▸ **Task directions**
Retype the records below from their first line through the line holding "(6,6) rectangle (1214,1581);", including both ends and no pictures.

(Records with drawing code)
----

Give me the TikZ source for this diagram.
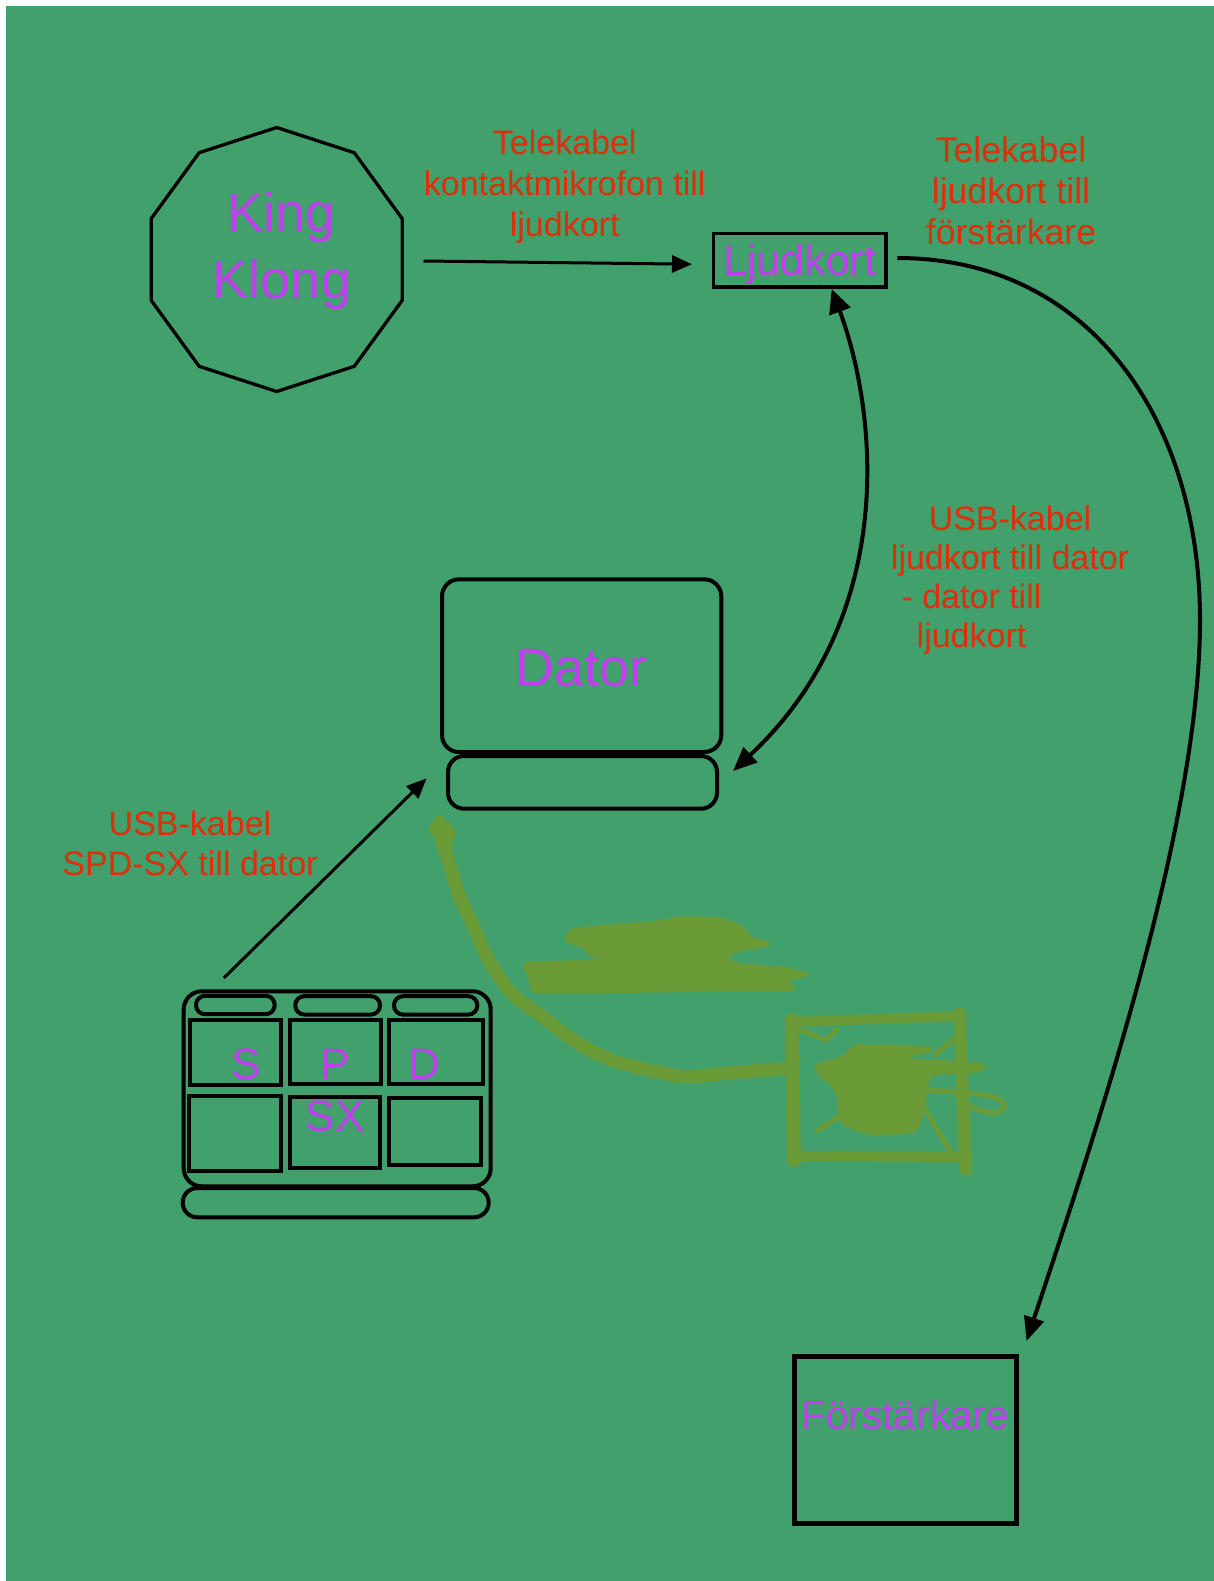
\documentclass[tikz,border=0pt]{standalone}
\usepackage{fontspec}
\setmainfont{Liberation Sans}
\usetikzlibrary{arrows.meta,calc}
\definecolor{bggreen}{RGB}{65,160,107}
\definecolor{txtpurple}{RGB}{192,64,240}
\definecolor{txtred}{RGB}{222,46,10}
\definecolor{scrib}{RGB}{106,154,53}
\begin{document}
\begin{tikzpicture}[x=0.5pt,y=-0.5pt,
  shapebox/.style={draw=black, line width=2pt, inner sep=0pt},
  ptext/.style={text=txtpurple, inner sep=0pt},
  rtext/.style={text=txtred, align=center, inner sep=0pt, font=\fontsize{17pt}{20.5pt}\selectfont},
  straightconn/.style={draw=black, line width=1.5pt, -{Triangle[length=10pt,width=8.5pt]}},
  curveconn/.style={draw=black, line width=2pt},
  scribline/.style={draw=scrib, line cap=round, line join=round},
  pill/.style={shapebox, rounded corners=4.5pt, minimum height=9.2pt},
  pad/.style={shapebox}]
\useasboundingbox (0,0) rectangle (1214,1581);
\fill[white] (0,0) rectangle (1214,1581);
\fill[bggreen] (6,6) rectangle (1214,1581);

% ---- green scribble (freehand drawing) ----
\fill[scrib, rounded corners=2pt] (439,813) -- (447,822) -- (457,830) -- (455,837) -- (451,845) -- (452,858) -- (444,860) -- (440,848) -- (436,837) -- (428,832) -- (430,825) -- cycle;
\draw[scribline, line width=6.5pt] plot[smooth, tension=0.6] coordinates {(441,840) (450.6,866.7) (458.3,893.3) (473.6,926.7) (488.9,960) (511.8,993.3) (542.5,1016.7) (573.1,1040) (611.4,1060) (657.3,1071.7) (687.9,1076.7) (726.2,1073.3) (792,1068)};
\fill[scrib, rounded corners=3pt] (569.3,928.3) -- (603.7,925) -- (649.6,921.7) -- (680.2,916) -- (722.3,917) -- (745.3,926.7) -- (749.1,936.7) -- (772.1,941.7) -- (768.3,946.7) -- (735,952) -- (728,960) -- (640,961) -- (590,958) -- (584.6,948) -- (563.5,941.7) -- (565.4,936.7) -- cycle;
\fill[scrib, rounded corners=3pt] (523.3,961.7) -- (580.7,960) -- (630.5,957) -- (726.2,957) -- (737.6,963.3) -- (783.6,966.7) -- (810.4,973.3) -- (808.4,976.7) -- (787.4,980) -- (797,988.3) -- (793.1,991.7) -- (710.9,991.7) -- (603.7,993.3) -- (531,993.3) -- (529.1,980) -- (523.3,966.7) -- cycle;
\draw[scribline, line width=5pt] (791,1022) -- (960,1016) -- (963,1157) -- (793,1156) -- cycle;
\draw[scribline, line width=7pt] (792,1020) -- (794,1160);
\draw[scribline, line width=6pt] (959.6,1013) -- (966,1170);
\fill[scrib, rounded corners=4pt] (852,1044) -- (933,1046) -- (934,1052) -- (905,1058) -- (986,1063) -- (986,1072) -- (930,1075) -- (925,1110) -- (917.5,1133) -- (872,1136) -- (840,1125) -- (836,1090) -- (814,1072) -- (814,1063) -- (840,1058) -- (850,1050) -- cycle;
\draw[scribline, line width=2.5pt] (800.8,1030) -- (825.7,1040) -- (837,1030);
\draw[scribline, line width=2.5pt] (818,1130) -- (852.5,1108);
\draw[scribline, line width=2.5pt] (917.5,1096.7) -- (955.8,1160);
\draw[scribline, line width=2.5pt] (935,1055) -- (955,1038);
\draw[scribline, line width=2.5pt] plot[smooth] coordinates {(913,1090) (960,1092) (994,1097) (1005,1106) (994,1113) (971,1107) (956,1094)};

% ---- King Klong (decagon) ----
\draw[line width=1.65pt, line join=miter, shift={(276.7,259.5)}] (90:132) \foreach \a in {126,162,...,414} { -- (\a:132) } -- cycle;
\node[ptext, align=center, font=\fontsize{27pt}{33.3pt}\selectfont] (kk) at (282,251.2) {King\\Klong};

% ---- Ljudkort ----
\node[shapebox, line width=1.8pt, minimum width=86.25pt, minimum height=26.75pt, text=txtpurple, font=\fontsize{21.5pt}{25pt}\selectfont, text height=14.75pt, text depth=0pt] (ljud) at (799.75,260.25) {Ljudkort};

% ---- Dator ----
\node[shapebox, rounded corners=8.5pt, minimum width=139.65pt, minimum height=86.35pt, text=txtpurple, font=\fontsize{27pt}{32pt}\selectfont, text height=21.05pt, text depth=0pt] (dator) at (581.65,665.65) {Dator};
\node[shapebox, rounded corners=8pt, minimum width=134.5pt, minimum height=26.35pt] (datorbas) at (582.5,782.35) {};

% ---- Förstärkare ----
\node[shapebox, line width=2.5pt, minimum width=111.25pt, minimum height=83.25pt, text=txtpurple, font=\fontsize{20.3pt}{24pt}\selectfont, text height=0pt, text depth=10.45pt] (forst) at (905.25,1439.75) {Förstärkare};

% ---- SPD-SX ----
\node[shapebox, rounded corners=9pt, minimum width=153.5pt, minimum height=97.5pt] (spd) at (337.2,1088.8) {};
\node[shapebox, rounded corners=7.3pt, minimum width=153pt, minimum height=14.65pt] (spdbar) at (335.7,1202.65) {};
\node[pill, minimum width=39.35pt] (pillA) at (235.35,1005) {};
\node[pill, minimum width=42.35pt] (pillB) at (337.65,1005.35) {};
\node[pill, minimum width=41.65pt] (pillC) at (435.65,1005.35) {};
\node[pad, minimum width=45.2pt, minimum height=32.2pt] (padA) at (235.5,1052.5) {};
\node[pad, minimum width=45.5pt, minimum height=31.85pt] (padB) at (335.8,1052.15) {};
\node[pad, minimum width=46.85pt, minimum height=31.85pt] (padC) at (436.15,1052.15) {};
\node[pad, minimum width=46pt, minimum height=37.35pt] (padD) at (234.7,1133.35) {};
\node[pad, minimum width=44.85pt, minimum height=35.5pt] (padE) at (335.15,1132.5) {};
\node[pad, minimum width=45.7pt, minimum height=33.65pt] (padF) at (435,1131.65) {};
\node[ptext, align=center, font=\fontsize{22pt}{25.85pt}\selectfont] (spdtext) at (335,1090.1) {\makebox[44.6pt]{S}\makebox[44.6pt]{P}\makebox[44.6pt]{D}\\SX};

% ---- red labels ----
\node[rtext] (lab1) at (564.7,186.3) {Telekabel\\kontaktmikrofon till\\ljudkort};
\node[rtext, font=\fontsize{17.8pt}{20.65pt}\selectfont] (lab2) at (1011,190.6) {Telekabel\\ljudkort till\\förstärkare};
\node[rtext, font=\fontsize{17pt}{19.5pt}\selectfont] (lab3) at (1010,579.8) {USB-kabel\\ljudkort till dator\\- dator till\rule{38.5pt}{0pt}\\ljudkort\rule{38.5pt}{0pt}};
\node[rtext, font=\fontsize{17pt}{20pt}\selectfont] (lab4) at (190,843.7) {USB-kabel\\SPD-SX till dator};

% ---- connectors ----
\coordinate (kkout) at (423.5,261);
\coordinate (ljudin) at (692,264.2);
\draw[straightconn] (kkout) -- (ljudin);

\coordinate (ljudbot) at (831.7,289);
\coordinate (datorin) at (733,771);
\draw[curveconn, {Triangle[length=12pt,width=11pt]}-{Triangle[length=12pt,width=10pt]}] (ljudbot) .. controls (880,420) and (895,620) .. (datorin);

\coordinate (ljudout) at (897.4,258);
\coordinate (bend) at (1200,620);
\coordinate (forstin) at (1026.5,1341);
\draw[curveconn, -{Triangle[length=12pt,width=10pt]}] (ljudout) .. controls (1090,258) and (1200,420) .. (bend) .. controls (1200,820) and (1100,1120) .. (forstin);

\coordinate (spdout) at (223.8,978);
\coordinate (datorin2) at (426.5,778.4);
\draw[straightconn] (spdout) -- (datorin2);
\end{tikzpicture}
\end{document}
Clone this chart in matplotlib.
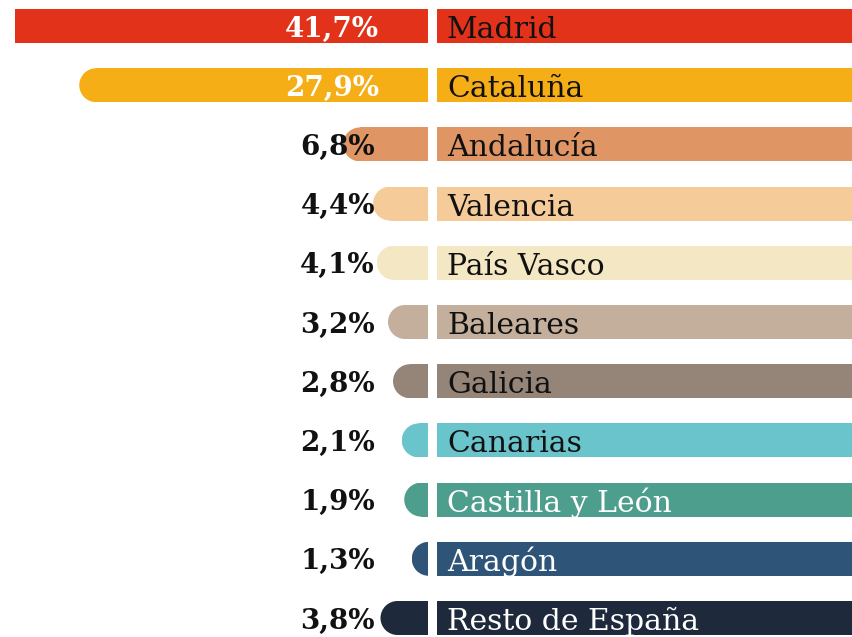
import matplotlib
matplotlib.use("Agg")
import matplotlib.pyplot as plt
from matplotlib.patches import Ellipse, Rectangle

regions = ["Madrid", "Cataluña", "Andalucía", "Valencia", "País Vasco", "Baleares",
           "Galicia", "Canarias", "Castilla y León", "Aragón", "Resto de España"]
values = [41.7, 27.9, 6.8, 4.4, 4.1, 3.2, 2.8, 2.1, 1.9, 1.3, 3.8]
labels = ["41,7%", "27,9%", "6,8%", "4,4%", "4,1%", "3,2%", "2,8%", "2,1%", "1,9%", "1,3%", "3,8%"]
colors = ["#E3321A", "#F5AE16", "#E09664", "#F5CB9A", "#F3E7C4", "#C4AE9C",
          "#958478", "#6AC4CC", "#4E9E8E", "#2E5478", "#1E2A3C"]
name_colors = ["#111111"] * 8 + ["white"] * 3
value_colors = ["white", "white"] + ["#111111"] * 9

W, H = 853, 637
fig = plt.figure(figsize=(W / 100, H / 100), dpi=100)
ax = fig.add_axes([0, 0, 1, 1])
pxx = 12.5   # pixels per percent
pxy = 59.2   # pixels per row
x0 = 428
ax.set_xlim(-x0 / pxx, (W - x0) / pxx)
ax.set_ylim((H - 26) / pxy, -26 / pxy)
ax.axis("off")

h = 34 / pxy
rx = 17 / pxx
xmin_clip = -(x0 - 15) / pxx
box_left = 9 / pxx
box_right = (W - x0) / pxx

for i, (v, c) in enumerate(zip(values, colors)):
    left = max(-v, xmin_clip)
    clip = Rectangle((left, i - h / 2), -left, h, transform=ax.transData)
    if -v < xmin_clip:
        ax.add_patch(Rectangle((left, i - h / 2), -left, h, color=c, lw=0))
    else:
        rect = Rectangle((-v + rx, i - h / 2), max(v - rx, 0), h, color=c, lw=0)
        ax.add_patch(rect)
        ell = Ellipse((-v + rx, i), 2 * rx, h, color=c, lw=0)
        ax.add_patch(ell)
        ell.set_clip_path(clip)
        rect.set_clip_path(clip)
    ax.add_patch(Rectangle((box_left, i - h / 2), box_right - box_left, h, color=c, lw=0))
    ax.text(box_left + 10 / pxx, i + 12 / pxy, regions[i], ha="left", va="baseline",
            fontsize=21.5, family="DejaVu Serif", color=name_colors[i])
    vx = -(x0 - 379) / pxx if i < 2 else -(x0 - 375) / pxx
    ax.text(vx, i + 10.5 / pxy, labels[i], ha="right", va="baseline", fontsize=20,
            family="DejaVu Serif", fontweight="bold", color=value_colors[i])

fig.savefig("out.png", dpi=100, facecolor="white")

----

▸ **Answer for the task**
Give me the TikZ source for this diagram.
\documentclass[tikz,border=0pt]{standalone}
\usepackage{fontspec}
\setmainfont{Liberation Sans}
\usetikzlibrary{arrows.meta,calc}
\definecolor{bggreen}{RGB}{65,160,107}
\definecolor{txtpurple}{RGB}{192,64,240}
\definecolor{txtred}{RGB}{222,46,10}
\definecolor{scrib}{RGB}{106,154,53}
\begin{document}
\begin{tikzpicture}[x=0.5pt,y=-0.5pt,
  shapebox/.style={draw=black, line width=2pt, inner sep=0pt},
  ptext/.style={text=txtpurple, inner sep=0pt},
  rtext/.style={text=txtred, align=center, inner sep=0pt, font=\fontsize{17pt}{20.5pt}\selectfont},
  straightconn/.style={draw=black, line width=1.5pt, -{Triangle[length=10pt,width=8.5pt]}},
  curveconn/.style={draw=black, line width=2pt},
  scribline/.style={draw=scrib, line cap=round, line join=round},
  pill/.style={shapebox, rounded corners=4.5pt, minimum height=9.2pt},
  pad/.style={shapebox}]
\useasboundingbox (0,0) rectangle (1214,1581);
\fill[white] (0,0) rectangle (1214,1581);
\fill[bggreen] (6,6) rectangle (1214,1581);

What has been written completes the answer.